Second: should we allow JOIN clause in SELECT FOR UPDATE? All
mentioned major vendors support it, but with Ignite implementation
likely
will not be straightforward - this has to do with pt. 3.

Third: in general case, how do we detect *keys* that we should lock?
Consider following statement: SELECT name FROM person FOR UPDATE.
This query does not mention table key at all. Moreover, if we have
JOIN clause in the query, it is concerned with more than one table
(=cache), thus making it even harder to detect which keys we should
lock. Suggested solution is as follows: on split stage,
append to MAP query key columns for all concerned tables (i.e. SELECT
a.name, b.surname from a join b will become
SELECT a.name, b.surname, a._key, b._key) - with that done, we'll
definitely be able to lock everything we need on MAP nodes.

Fourth: should we allow LIMIT clause in SELECT FOR UPDATE? In general,
RDBMS vendors do not recommend combining LIMIT with
SELECT FOR UPDATE. First, this is because LIMIT results are subject to
ordering, and in this case it's harder to predict what records
will be locked after all.
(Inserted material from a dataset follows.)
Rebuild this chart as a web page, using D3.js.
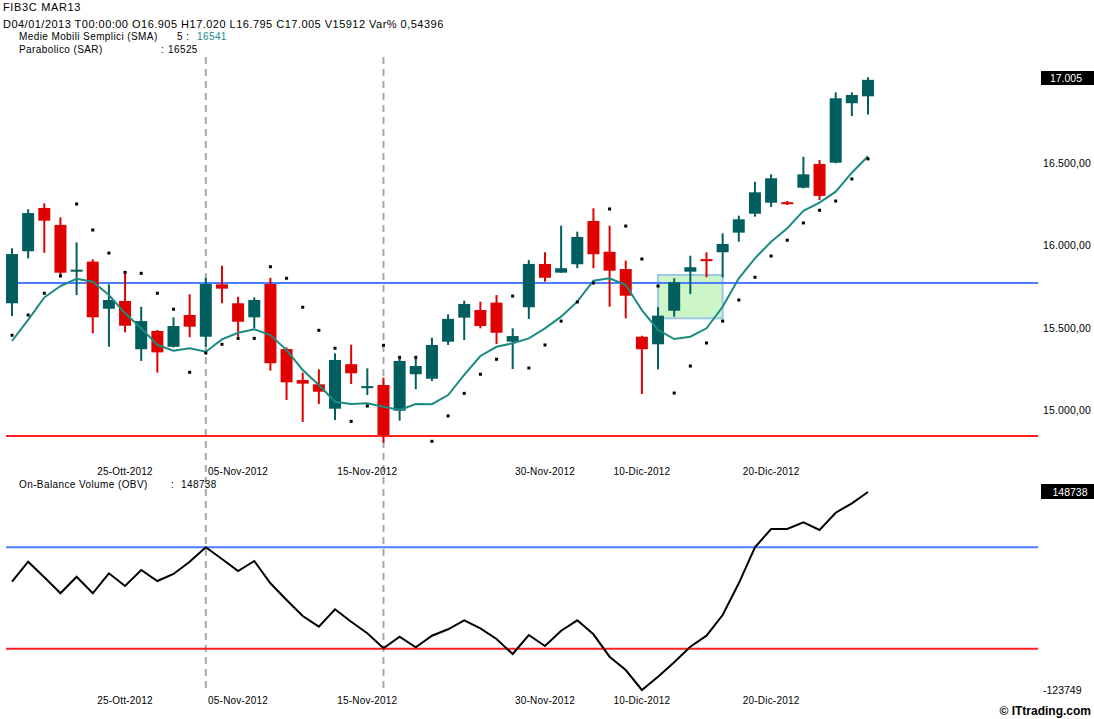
<!DOCTYPE html>
<html><head><meta charset="utf-8">
<script src="https://cdn.jsdelivr.net/npm/d3@7"></script>
<style>
body{margin:0;background:#fff}
svg{display:block}
text{font-family:"Liberation Sans",Arial,sans-serif;fill:#000}
</style>
</head><body>
<svg id="c" width="1094" height="719"></svg>
<script>
// ---------------- DATA ----------------
const dates = [
 "2012-10-16","2012-10-17","2012-10-18","2012-10-19","2012-10-22","2012-10-23","2012-10-24","2012-10-25","2012-10-26","2012-10-29","2012-10-30","2012-10-31",
 "2012-11-01","2012-11-02","2012-11-05","2012-11-06","2012-11-07","2012-11-08","2012-11-09","2012-11-12","2012-11-13","2012-11-14","2012-11-15","2012-11-16",
 "2012-11-19","2012-11-20","2012-11-21","2012-11-22","2012-11-23","2012-11-26","2012-11-27","2012-11-28","2012-11-29","2012-11-30",
 "2012-12-03","2012-12-04","2012-12-05","2012-12-06","2012-12-07","2012-12-10","2012-12-11","2012-12-12","2012-12-13","2012-12-14",
 "2012-12-17","2012-12-18","2012-12-19","2012-12-20","2012-12-21","2012-12-27","2012-12-28","2013-01-02","2013-01-03","2013-01-04"];
const open  = [15648,15964,16227,16124,15845,15901,15615,15662,15369,15480,15384,15577,15445,15763,15648,15563,15765,15370,15182,15156,15008,15278,15140,15152,14996,15217,15190,15415,15561,15607,15652,15415,15624,15887,15834,15885,16148,15961,15856,15445,15399,15603,15840,15916,15958,16077,16192,16259,16262,16350,16494,16502,16863,16905];
const high  = [15982,16219,16255,16170,16018,15915,15763,15836,15627,15486,15563,15703,15803,15876,15688,15684,15803,15380,15227,15247,15344,15397,15253,15196,15324,15324,15439,15581,15664,15658,15698,15496,15911,15958,16119,16083,16225,16119,15907,15451,15624,15800,15937,15958,16073,16180,16386,16431,16270,16538,16518,16929,16929,17020];
const low   = [15571,15921,15955,15814,15698,15466,15384,15472,15298,15227,15380,15442,15384,15648,15445,15496,15239,15061,14927,15036,14939,15158,15091,14801,14935,15126,15176,15395,15425,15496,15401,15249,15553,15779,15834,15861,15861,15627,15557,15097,15247,15567,15704,15806,15806,16022,16174,16233,16245,16346,16275,16498,16785,16795];
const close = [15947,16196,16150,15834,15852,15563,15668,15512,15540,15350,15510,15506,15765,15737,15536,15668,15284,15168,15160,15111,15304,15223,15145,14848,15298,15267,15395,15553,15644,15510,15469,15449,15887,15803,15861,16051,15946,15846,15694,15369,15573,15776,15867,15910,16008,16158,16322,16407,16256,16431,16300,16893,16913,17005];
const sma   = [15419,15547,15684,15753,15797,15779,15698,15587,15496,15395,15360,15375,15354,15429,15469,15490,15455,15364,15243,15152,15050,15036,15041,15020,15000,15036,15035,15091,15213,15328,15384,15405,15435,15496,15567,15658,15785,15800,15759,15607,15486,15431,15445,15496,15627,15800,15921,16022,16103,16210,16259,16326,16441,16541];
const sar   = [15454,15577,15709,15814,16251,16093,15953,15836,15830,15709,15612,15229,15346,15399,15435,15435,15870,15800,15624,15484,15375,14931,15024,15393,15320,15320,14810,14964,15101,15217,15308,15692,15255,15395,15540,15656,15771,16221,16117,15917,15753,15103,15267,15407,15540,15668,15806,15935,16031,16136,16213,16269,16403,16525];
const obv   = [25293,52817,31348,9329,32174,9329,36853,19375,41394,26256,35890,52817,72634,56533,40018,53780,23091,108,-21911,-36636,-12690,-29755,-45719,-66362,-50398,-64986,-49022,-40214,-27828,-38838,-53563,-74206,-48059,-63197,-42141,-27828,-47095,-77922,-96226,-123749,-105446,-85629,-64160,-49022,-20535,23091,72634,97819,97819,107039,96442,120251,133187,148738];

const tickDates  = ["2012-10-25","2012-11-05","2012-11-15","2012-11-30","2012-12-10","2012-12-20"];
const tickLabels = ["25-Ott-2012","05-Nov-2012","15-Nov-2012","30-Nov-2012","10-Dic-2012","20-Dic-2012"];
const priceTicks = [15000,15500,16000,16500];
const priceLevels = [15771,14842];      // blue, red
const obvLevels   = [72634,-67000];     // blue, red
const obvRange    = [-123749,148738];
const markerDates = ["2012-11-01","2012-11-16"];
const boxDates  = ["2012-12-11","2012-12-17"];
const boxPrices = [15820,15557];
const lastPrice = 17005, lastSMA = 16541, lastSAR = 16525, lastOBV = 148738;
const headerLines = ["FIB3C MAR13","D04/01/2013 T00:00:00 O16.905 H17.020 L16.795 C17.005 V15912 Var% 0,54396"];

// ---------------- CHART ----------------
const svg = d3.select("#c");
const itFmt = d3.formatLocale({decimal:",",thousands:".",grouping:[3],currency:["","€"]});
const fmtAxis = itFmt.format(",.2f");

const x = d3.scalePoint().domain(dates).range([12,868]);
const yP = d3.scaleLinear().domain([15000,16500]).range([410,163]);
const yO = d3.scaleLinear().domain(obvRange).range([690,492]);

const TEAL="#005e5e", RED="#e00000", SMAC="#1a8a82", BLUE="#4a7dff", REDL="#ff2020";

// dashed vertical markers
svg.append("g").selectAll("line").data(markerDates).join("line")
  .attr("x1",d=>x(d)).attr("x2",d=>x(d)).attr("y1",57).attr("y2",692)
  .attr("stroke","#a8a8a8").attr("stroke-width",2).attr("stroke-dasharray","7,5");

// highlight box
svg.append("rect")
  .attr("x",x(boxDates[0])).attr("y",yP(boxPrices[0]))
  .attr("width",x(boxDates[1])-x(boxDates[0])).attr("height",yP(boxPrices[1])-yP(boxPrices[0]))
  .attr("fill","#ccf5c8").attr("stroke","#9cc8ee").attr("stroke-width",2);

// price level lines
svg.append("g").selectAll("line").data(priceLevels).join("line")
  .attr("x1",6).attr("x2",1038).attr("y1",d=>yP(d)).attr("y2",d=>yP(d))
  .attr("stroke",(d,i)=>i===0?BLUE:REDL).attr("stroke-width",2);

// candles
const idx = d3.range(dates.length);
const cg = svg.append("g");
cg.selectAll("line").data(idx).join("line")
  .attr("x1",i=>x(dates[i])).attr("x2",i=>x(dates[i]))
  .attr("y1",i=>yP(high[i])).attr("y2",i=>yP(low[i]))
  .attr("stroke",i=>close[i]>=open[i]?TEAL:RED).attr("stroke-width",2);
cg.selectAll("rect").data(idx).join("rect")
  .attr("x",i=>x(dates[i])-6).attr("width",12)
  .attr("y",i=>Math.min(yP(open[i]),yP(close[i])))
  .attr("height",i=>Math.max(2,Math.abs(yP(open[i])-yP(close[i]))))
  .attr("fill",i=>close[i]>=open[i]?TEAL:RED);

// SMA line
svg.append("path").datum(idx)
  .attr("d",d3.line().x(i=>x(dates[i])).y(i=>yP(sma[i])))
  .attr("fill","none").attr("stroke",SMAC).attr("stroke-width",2);

// SAR dots
svg.append("g").selectAll("rect").data(idx).join("rect")
  .attr("x",i=>x(dates[i])-1.5).attr("y",i=>yP(sar[i])-1.5)
  .attr("width",3).attr("height",3).attr("fill","#000");

// price axis
const ax = svg.append("g").attr("transform","translate(1043,0)")
  .call(d3.axisRight(yP).tickValues(priceTicks).tickSize(0).tickPadding(0).tickFormat(fmtAxis));
ax.select(".domain").remove();
ax.selectAll("text").attr("font-size",10.5).attr("letter-spacing",0.15).attr("font-family",'"Liberation Sans",Arial,sans-serif').attr("fill","#000");

// last price box
svg.append("rect").attr("x",1041).attr("y",71).attr("width",53).attr("height",14).attr("fill","#000");
svg.append("text").attr("x",1066).attr("y",82).attr("text-anchor","middle").attr("font-size",10.5)
  .style("fill","#fff").text(d3.format(",")(lastPrice).replace(",","."));

// date labels (two rows)
[475,704].forEach(yy=>{
  svg.append("g").selectAll("text").data(tickDates).join("text")
    .attr("x",d=>x(d)).attr("y",yy).attr("text-anchor","middle")
    .attr("font-size",10).attr("letter-spacing",0.2)
    .text((d,i)=>tickLabels[i]);
});

// header
svg.append("text").attr("x",3).attr("y",10.5).attr("font-size",11).attr("letter-spacing",0.65).text(headerLines[0]);
svg.append("text").attr("x",3).attr("y",27.5).attr("font-size",11).attr("letter-spacing",0.48).text(headerLines[1]);
const h3 = svg.append("g").attr("font-size",10).attr("letter-spacing",0.4);
h3.append("text").attr("x",19).attr("y",39.5).text("Medie Mobili Semplici (SMA)");
h3.append("text").attr("x",177).attr("y",39.5).text("5 :");
h3.append("text").attr("x",197).attr("y",39.5).style("fill","#1a8a8a").text(lastSMA);
h3.append("text").attr("x",19).attr("y",53).text("Parabolico (SAR)");
h3.append("text").attr("x",161).attr("y",53).text(":");
h3.append("text").attr("x",168).attr("y",53).text(lastSAR);

// OBV panel
svg.append("g").selectAll("line").data(obvLevels).join("line")
  .attr("x1",6).attr("x2",1038).attr("y1",d=>yO(d)).attr("y2",d=>yO(d))
  .attr("stroke",(d,i)=>i===0?BLUE:REDL).attr("stroke-width",2);
svg.append("path").datum(idx)
  .attr("d",d3.line().x(i=>x(dates[i])).y(i=>yO(obv[i])))
  .attr("fill","none").attr("stroke","#000").attr("stroke-width",2);

const h4 = svg.append("g").attr("font-size",10).attr("letter-spacing",0.4);
h4.append("text").attr("x",19).attr("y",487.5).text("On-Balance Volume (OBV)");
h4.append("text").attr("x",171).attr("y",487.5).text(":");
h4.append("text").attr("x",181).attr("y",487.5).text(lastOBV);

svg.append("rect").attr("x",1041).attr("y",484).attr("width",53).attr("height",15).attr("fill","#000");
svg.append("text").attr("x",1070).attr("y",495.5).attr("text-anchor","middle").attr("font-size",10.5)
  .style("fill","#fff").text(obvRange[1]);
svg.append("text").attr("x",1043).attr("y",694).attr("font-size",10.5).text(obvRange[0]);

svg.append("text").attr("x",1091).attr("y",715).attr("text-anchor","end").attr("font-size",12)
  .attr("font-weight","bold").text("© ITtrading.com");
</script>
</body></html>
Second, some vendors state that they lock
not just what LIMIT yields, but also *everything before it* - say,
if your SELECT returns 100 records and you apply LIMIT 50,60, then all
first 60 records will be locked even if you don't need first 50.
Moreover, in case of Ignite, any LIMIT will make query need merge
table, all data will have to be copied to reduce node first,
yadda yadda yadda, and we won't be able to actually lock anything
until all data is on reduce node. See pt. 5 for more on this.

Fifth: in fact, above question stands for all cases when we need merge
table: how things should work when we have to pull all data to
reduce node prior to actually filtering anything? Should we aim to
support such cases in SELECT FOR UPDATE?